## start
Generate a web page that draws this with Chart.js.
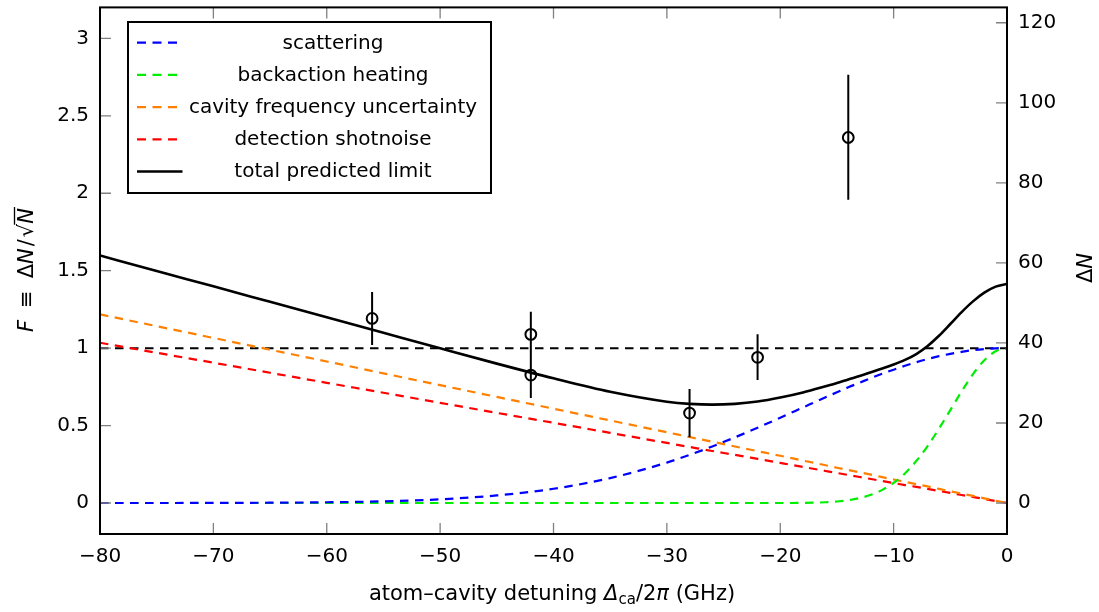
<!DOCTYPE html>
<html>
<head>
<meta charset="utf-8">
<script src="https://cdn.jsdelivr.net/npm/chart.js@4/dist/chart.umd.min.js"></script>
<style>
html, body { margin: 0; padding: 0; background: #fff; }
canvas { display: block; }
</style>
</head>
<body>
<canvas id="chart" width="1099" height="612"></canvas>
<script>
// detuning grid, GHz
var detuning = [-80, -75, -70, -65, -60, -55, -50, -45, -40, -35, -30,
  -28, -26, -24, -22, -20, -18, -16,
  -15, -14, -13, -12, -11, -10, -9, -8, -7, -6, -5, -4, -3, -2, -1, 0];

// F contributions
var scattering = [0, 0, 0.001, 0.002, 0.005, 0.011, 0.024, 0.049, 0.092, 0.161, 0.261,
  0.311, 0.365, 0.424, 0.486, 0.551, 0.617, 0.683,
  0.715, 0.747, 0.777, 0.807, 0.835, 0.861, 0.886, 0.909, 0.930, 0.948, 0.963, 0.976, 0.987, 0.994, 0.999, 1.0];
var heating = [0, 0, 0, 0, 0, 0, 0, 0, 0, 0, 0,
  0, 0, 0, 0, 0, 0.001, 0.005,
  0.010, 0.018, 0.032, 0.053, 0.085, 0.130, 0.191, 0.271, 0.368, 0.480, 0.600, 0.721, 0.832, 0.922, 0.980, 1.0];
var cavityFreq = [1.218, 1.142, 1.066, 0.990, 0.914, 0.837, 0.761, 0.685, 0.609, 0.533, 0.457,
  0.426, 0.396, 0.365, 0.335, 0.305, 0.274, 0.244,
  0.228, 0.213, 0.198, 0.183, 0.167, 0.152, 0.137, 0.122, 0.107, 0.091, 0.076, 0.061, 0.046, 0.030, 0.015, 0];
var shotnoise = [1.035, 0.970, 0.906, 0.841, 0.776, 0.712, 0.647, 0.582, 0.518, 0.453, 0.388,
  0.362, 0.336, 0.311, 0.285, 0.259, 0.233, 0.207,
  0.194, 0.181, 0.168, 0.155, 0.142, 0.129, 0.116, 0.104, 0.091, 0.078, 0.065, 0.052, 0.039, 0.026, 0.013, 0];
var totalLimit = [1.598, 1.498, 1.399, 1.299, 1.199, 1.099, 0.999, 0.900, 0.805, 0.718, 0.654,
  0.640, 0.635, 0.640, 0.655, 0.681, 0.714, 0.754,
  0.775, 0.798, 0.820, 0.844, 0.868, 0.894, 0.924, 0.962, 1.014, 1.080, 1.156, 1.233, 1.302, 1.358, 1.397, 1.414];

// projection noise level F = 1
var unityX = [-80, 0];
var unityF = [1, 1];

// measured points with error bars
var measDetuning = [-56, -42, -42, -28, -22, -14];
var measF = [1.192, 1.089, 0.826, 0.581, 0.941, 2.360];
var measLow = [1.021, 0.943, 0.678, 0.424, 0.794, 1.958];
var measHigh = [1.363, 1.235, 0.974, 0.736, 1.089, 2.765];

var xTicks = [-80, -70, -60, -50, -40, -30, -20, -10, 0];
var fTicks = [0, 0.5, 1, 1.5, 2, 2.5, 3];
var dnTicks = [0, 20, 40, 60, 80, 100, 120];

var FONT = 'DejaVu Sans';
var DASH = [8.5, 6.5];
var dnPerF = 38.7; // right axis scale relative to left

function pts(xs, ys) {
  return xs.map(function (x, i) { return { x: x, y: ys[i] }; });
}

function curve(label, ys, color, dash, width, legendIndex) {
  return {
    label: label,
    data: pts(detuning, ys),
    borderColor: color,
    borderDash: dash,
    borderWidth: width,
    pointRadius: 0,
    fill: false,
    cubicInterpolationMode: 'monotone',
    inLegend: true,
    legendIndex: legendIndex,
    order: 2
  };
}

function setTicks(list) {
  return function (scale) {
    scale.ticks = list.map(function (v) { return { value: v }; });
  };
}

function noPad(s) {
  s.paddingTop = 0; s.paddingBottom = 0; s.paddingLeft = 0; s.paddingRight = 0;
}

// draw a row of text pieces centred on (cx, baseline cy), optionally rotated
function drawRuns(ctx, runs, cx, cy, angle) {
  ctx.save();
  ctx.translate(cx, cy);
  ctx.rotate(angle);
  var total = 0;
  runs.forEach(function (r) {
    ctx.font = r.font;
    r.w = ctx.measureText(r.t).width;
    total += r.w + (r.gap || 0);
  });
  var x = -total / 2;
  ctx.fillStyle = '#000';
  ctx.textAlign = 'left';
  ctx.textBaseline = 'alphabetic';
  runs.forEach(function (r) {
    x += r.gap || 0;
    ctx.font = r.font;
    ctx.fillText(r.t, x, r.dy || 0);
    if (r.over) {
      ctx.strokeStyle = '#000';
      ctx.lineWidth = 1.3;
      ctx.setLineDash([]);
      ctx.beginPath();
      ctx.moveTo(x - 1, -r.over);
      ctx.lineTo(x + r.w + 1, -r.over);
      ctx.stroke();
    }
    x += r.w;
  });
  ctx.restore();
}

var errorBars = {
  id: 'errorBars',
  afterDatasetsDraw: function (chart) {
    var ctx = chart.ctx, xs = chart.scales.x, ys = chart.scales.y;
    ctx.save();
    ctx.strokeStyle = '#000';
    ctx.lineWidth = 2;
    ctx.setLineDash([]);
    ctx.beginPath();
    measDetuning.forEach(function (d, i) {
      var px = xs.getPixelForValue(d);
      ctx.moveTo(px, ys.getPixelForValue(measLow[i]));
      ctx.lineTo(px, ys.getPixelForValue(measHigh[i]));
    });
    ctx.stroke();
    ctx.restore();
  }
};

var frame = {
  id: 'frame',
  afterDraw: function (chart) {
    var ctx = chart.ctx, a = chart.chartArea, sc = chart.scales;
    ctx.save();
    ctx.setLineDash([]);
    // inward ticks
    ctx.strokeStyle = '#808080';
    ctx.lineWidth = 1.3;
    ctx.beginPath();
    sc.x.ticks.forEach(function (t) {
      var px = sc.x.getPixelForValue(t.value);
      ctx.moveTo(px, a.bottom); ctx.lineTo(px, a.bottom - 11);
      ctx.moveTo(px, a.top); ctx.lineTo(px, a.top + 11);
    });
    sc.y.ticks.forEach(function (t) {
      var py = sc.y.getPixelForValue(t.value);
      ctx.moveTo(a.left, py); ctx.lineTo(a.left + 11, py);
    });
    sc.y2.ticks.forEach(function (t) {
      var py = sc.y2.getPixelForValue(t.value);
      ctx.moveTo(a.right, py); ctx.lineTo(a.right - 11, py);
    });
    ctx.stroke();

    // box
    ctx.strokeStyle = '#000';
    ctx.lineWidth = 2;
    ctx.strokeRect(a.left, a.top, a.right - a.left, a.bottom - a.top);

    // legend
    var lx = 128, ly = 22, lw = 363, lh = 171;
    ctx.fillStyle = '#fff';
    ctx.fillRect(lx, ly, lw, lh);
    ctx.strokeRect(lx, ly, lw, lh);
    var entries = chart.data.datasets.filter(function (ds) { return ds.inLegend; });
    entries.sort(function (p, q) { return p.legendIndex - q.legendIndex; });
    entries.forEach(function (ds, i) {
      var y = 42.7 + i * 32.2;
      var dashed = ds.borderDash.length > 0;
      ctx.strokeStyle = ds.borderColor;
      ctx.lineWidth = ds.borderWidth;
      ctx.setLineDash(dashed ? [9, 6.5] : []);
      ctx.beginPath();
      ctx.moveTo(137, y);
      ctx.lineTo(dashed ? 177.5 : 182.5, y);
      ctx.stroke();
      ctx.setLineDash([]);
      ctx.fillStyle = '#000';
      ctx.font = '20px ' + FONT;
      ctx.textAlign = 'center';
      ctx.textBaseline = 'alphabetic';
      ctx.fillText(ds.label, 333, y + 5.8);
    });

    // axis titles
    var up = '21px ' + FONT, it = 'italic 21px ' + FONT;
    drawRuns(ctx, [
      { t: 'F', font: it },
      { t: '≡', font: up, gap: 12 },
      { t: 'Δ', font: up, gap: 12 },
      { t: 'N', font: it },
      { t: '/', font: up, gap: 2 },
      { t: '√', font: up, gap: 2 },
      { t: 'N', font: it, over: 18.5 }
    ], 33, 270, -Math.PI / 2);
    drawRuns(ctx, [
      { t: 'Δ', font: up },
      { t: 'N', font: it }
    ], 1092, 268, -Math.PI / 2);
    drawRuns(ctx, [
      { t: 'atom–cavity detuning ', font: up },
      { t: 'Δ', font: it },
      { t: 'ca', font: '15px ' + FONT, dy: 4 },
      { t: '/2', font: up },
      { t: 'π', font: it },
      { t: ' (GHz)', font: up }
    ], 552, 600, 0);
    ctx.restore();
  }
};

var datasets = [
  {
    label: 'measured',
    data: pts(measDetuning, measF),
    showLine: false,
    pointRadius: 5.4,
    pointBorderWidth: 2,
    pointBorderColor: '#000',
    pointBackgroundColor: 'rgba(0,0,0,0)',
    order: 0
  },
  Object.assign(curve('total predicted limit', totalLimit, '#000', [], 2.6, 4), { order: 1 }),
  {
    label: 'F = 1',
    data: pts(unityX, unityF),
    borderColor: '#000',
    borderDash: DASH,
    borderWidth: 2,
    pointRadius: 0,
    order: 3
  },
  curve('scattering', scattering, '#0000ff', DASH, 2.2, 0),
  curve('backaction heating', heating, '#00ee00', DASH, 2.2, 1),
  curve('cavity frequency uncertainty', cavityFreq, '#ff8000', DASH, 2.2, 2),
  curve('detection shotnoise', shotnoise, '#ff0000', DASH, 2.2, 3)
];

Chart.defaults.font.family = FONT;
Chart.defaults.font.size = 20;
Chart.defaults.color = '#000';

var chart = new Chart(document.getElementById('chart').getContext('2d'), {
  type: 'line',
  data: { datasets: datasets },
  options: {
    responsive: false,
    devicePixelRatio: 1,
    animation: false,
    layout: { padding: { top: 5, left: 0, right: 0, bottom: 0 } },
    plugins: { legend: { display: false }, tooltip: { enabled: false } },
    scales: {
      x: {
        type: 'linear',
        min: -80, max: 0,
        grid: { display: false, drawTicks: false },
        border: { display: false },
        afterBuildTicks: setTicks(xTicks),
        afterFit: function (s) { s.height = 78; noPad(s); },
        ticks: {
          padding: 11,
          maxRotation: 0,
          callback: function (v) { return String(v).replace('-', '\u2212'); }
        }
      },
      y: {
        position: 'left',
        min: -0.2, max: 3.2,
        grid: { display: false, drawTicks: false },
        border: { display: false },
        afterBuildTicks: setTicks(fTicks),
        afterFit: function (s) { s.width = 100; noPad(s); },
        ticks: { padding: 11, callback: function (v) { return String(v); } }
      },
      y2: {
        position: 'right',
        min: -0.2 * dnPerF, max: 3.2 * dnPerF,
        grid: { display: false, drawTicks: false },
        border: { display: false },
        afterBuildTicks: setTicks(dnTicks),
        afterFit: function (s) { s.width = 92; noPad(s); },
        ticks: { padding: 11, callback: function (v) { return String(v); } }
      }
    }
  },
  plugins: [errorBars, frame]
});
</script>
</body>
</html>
## end
■ **Instructions to follow**: Write out an exact copy of the listing, first line through the line containing "var unityF = [1, 1];", with the pictures left out.

■ **Reply**:
Generate a web page that draws this with Chart.js.
<!DOCTYPE html>
<html>
<head>
<meta charset="utf-8">
<script src="https://cdn.jsdelivr.net/npm/chart.js@4/dist/chart.umd.min.js"></script>
<style>
html, body { margin: 0; padding: 0; background: #fff; }
canvas { display: block; }
</style>
</head>
<body>
<canvas id="chart" width="1099" height="612"></canvas>
<script>
// detuning grid, GHz
var detuning = [-80, -75, -70, -65, -60, -55, -50, -45, -40, -35, -30,
  -28, -26, -24, -22, -20, -18, -16,
  -15, -14, -13, -12, -11, -10, -9, -8, -7, -6, -5, -4, -3, -2, -1, 0];

// F contributions
var scattering = [0, 0, 0.001, 0.002, 0.005, 0.011, 0.024, 0.049, 0.092, 0.161, 0.261,
  0.311, 0.365, 0.424, 0.486, 0.551, 0.617, 0.683,
  0.715, 0.747, 0.777, 0.807, 0.835, 0.861, 0.886, 0.909, 0.930, 0.948, 0.963, 0.976, 0.987, 0.994, 0.999, 1.0];
var heating = [0, 0, 0, 0, 0, 0, 0, 0, 0, 0, 0,
  0, 0, 0, 0, 0, 0.001, 0.005,
  0.010, 0.018, 0.032, 0.053, 0.085, 0.130, 0.191, 0.271, 0.368, 0.480, 0.600, 0.721, 0.832, 0.922, 0.980, 1.0];
var cavityFreq = [1.218, 1.142, 1.066, 0.990, 0.914, 0.837, 0.761, 0.685, 0.609, 0.533, 0.457,
  0.426, 0.396, 0.365, 0.335, 0.305, 0.274, 0.244,
  0.228, 0.213, 0.198, 0.183, 0.167, 0.152, 0.137, 0.122, 0.107, 0.091, 0.076, 0.061, 0.046, 0.030, 0.015, 0];
var shotnoise = [1.035, 0.970, 0.906, 0.841, 0.776, 0.712, 0.647, 0.582, 0.518, 0.453, 0.388,
  0.362, 0.336, 0.311, 0.285, 0.259, 0.233, 0.207,
  0.194, 0.181, 0.168, 0.155, 0.142, 0.129, 0.116, 0.104, 0.091, 0.078, 0.065, 0.052, 0.039, 0.026, 0.013, 0];
var totalLimit = [1.598, 1.498, 1.399, 1.299, 1.199, 1.099, 0.999, 0.900, 0.805, 0.718, 0.654,
  0.640, 0.635, 0.640, 0.655, 0.681, 0.714, 0.754,
  0.775, 0.798, 0.820, 0.844, 0.868, 0.894, 0.924, 0.962, 1.014, 1.080, 1.156, 1.233, 1.302, 1.358, 1.397, 1.414];

// projection noise level F = 1
var unityX = [-80, 0];
var unityF = [1, 1];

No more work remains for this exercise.